→ What is expected: Return each line holding the string "this".

# # # # #

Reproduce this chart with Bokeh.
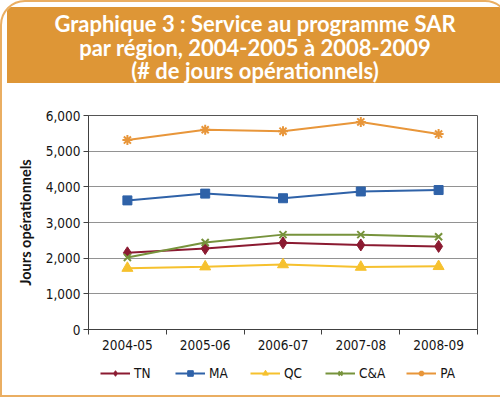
from bokeh.plotting import figure
from bokeh.layouts import column
from bokeh.models import (FixedTicker, NumeralTickFormatter, Legend, LegendItem,
                          Range1d, ColumnDataSource, Div)
from bokeh.embed import file_html
from bokeh.resources import INLINE

# ---------------- data ----------------
periods = ["2004-05", "2005-06", "2006-07", "2007-08", "2008-09"]
tn = [2150, 2270, 2430, 2370, 2330]
ma = [3620, 3810, 3680, 3870, 3910]
qc = [1720, 1760, 1820, 1750, 1770]
ca = [2020, 2440, 2660, 2660, 2600]
pa = [5310, 5600, 5560, 5820, 5480]
series_names = ["TN", "MA", "QC", "C&A", "PA"]
y_ticks = [0, 1000, 2000, 3000, 4000, 5000, 6000]
title_lines = ["Graphique 3 : Service au programme SAR",
               "par région, 2004-2005 à 2008-2009",
               "(# de jours opérationnels)"]
y_label = "Jours opérationnels"

ORANGE = "#DE9636"
BOX = "#EAAE62"
INNER_W = 496
BANNER_H = 76
CHART_H = 267
LEG_H = 40
TICK_FONT = "DejaVu Sans Condensed"
TXT = "#141414"

# ---------------- banner ----------------
banner = Div(
    text='<div style="padding-top:5px">' + "<br>".join(title_lines) + "</div>",
    width=INNER_W, height=BANNER_H,
    styles={"background-color": ORANGE, "color": "white",
            "font-family": "Lato", "font-weight": "bold", "font-size": "22px",
            "text-align": "center", "line-height": "23.5px",
            "overflow": "hidden"})

# ---------------- chart ----------------
x = [i + 0.5 for i in range(len(periods))]
p = figure(width=INNER_W, height=CHART_H, output_backend="svg", toolbar_location=None,
           x_range=Range1d(0, len(periods)), y_range=Range1d(0, 6000),
           min_border_left=86, min_border_right=21, min_border_top=27, min_border_bottom=26)
p.background_fill_color = "white"
p.border_fill_color = "white"
p.outline_line_color = "#555555"
p.xgrid.visible = False
p.ygrid.grid_line_color = "#929292"
p.ygrid.grid_line_width = 1

xa = p.xaxis[0]
xa.ticker = FixedTicker(ticks=x, minor_ticks=list(range(len(periods) + 1)))
xa.major_label_overrides = {xi: lab for xi, lab in zip(x, periods)}
xa.major_tick_out = 0
xa.major_tick_in = 0
xa.minor_tick_out = 5
xa.minor_tick_in = 0
xa.minor_tick_line_color = "#404040"
xa.axis_line_color = "#404040"
xa.major_label_text_font = TICK_FONT
xa.major_label_text_font_size = "13.5px"
xa.major_label_text_color = TXT
xa.major_label_standoff = 5

ya = p.yaxis[0]
ya.ticker = FixedTicker(ticks=y_ticks)
ya.formatter = NumeralTickFormatter(format="0,0")
ya.major_tick_out = 5
ya.major_tick_in = 0
ya.minor_tick_out = 0
ya.minor_tick_in = 0
ya.major_tick_line_color = "#404040"
ya.axis_line_color = "#404040"
ya.major_label_text_font = TICK_FONT
ya.major_label_text_font_size = "13.5px"
ya.major_label_text_color = TXT
ya.major_label_standoff = 3
ya.axis_label = y_label
ya.axis_label_text_font = "Lato"
ya.axis_label_text_font_style = "bold"
ya.axis_label_text_font_size = "14.5px"
ya.axis_label_text_color = TXT
ya.axis_label_standoff = 9

styles = [
    (tn, "#8B1A31", "diamond", 12, 1),
    (ma, "#2F62A8", "square", 9, 1),
    (qc, "#F6C12E", "triangle", 11, 1),
    (ca, "#77933C", "x", 10, 2),
    (pa, "#E8963A", "asterisk", 10, 2),
]
for name, (vals, col, mk, sz, mlw) in zip(series_names, styles):
    src = ColumnDataSource(dict(x=x, y=vals))
    p.line("x", "y", source=src, line_color=col, line_width=2)
    p.scatter("x", "y", source=src, marker=mk, size=sz, fill_color=col,
              line_color=col, line_width=mlw)

# ---------------- legend strip (its frame is aligned with the chart's frame) ----------------
lf = figure(width=INNER_W, height=LEG_H, output_backend="svg", toolbar_location=None,
            x_range=Range1d(0, len(periods)), y_range=Range1d(-2, -1),
            x_axis_location=None, y_axis_location=None,
            min_border=0, min_border_left=0, min_border_right=0,
            min_border_top=0, min_border_bottom=0)
lf.grid.visible = False
lf.outline_line_color = None
lf.background_fill_color = "white"
lf.border_fill_color = "white"
items = []
for name, (vals, col, mk, sz, mlw) in zip(series_names, styles):
    src = ColumnDataSource(dict(x=x, y=vals))  # values lie outside this strip's view
    lr = lf.line("x", "y", source=src, line_color=col, line_width=2)
    sr = lf.scatter("x", "y", source=src, marker=mk, size=sz, fill_color=col,
                    line_color=col, line_width=mlw)
    items.append(LegendItem(label=name, renderers=[lr, sr]))

legend = Legend(items=items, orientation="horizontal", location=(12, 14),
                glyph_width=30, glyph_height=14, label_standoff=4, spacing=21,
                padding=0, margin=0, border_line_color=None,
                background_fill_alpha=0,
                label_text_font=TICK_FONT, label_text_font_size="13.5px",
                label_text_color=TXT)
lf.add_layout(legend)

layout = column(banner, p, lf, spacing=0,
                styles={"border": "2px solid " + BOX,
                        "border-radius": "25px 25px 0 0",
                        "overflow": "hidden",
                        "background-color": "white"})

open("out.html", "w").write(file_html(layout, INLINE))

# # # # #

→ Right answer:
Reproduce this chart with Bokeh.
    src = ColumnDataSource(dict(x=x, y=vals))  # values lie outside this strip's view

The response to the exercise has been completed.